-- Your instructions --
Wherever the string "standalone" occurs in a line of these records, report that line.

-- Given data --
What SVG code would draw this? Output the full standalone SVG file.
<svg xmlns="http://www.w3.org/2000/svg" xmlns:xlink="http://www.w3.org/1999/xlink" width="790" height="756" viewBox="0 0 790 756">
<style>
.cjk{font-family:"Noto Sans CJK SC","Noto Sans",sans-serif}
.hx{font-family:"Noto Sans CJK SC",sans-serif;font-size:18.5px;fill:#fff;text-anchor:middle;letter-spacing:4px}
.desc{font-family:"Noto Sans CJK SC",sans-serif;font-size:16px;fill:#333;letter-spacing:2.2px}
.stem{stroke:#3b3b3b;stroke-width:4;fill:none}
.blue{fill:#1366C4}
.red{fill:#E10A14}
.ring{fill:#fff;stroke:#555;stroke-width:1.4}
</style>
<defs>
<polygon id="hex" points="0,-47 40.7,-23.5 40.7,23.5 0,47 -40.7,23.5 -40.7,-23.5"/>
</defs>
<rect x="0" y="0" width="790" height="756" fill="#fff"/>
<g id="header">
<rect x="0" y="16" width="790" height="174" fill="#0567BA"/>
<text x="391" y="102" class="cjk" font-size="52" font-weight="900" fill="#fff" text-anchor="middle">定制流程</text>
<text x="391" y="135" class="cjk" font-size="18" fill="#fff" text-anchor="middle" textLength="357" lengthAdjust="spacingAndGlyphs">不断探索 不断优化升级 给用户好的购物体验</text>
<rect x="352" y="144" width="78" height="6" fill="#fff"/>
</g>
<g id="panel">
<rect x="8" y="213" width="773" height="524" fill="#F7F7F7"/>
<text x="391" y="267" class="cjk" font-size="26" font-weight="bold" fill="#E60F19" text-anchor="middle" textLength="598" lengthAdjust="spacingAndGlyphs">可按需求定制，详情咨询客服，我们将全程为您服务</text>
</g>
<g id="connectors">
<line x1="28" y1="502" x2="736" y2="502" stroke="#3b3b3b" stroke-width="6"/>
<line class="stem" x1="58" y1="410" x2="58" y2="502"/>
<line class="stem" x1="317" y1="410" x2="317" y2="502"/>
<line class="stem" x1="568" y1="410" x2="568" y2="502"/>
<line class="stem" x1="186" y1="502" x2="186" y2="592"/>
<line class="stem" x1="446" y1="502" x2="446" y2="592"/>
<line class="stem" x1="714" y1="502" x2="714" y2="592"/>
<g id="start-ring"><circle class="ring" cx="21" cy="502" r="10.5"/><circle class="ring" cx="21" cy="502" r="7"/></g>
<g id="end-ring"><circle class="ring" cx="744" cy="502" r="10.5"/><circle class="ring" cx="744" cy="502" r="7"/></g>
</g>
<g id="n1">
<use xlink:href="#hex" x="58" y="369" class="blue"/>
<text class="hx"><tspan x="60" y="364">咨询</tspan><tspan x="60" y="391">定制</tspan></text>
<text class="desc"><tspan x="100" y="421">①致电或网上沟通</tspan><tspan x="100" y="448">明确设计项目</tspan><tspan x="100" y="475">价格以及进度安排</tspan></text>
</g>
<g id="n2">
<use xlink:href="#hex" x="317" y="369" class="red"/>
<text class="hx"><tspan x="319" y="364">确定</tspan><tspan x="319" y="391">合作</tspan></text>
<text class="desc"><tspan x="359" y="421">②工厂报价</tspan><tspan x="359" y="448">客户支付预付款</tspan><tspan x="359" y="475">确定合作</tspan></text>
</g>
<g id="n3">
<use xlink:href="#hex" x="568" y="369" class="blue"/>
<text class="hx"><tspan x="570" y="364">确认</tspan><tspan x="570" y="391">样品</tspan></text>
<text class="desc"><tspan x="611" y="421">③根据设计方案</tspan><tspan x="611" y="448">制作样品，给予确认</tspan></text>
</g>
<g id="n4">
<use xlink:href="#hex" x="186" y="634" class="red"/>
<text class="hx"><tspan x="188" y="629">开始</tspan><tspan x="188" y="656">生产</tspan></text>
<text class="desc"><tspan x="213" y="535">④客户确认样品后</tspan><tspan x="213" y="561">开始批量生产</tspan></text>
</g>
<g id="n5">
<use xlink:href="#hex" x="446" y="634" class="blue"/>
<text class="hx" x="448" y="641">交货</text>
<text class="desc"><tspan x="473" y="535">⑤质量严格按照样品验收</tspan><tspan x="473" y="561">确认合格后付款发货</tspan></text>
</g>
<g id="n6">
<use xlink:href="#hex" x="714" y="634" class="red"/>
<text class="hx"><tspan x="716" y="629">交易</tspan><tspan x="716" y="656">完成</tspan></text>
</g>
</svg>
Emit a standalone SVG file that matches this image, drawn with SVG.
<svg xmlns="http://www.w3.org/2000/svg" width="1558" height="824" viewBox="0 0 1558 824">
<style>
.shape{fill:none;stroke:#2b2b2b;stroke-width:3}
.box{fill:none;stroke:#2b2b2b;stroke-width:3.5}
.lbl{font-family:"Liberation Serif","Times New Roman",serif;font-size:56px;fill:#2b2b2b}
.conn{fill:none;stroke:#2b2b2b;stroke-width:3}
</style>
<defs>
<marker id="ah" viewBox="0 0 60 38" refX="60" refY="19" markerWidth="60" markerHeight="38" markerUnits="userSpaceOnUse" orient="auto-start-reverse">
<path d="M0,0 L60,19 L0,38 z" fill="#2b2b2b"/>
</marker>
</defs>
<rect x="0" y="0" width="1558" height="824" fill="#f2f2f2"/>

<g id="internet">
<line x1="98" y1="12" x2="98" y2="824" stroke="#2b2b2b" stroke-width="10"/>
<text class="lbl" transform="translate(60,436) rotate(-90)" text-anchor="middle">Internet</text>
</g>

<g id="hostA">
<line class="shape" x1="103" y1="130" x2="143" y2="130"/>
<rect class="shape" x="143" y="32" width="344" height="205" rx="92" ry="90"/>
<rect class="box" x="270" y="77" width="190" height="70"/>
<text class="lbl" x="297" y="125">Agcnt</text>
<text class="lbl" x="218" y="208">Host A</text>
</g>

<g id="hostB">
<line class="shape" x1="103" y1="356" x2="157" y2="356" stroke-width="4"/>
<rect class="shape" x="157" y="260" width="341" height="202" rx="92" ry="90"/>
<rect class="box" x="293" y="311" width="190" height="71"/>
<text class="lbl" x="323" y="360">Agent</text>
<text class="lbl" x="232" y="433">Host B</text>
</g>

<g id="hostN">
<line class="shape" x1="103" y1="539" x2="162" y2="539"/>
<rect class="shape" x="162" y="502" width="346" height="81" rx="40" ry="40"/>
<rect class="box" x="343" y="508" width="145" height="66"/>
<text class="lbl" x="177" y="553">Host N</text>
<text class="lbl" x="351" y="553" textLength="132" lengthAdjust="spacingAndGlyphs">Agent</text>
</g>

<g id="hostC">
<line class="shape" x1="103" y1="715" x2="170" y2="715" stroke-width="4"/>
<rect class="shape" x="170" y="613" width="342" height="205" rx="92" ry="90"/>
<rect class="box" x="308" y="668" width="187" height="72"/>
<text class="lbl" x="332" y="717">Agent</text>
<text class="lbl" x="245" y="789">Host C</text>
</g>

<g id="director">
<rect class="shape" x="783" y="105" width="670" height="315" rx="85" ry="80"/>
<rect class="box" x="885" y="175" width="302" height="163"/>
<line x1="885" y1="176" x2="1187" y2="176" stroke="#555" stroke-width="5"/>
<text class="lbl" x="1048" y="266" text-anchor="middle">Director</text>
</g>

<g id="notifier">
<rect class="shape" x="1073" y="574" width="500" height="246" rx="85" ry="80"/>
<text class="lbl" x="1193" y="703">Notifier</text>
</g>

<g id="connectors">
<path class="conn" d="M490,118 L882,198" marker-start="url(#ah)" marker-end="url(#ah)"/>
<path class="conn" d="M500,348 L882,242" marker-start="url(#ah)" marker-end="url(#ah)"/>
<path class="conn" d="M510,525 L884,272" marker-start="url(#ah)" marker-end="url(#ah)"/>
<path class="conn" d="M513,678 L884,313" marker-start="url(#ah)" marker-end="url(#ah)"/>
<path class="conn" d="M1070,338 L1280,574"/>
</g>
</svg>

-- Exercise result --
What SVG code would draw this? Output the full standalone SVG file.
Emit a standalone SVG file that matches this image, drawn with SVG.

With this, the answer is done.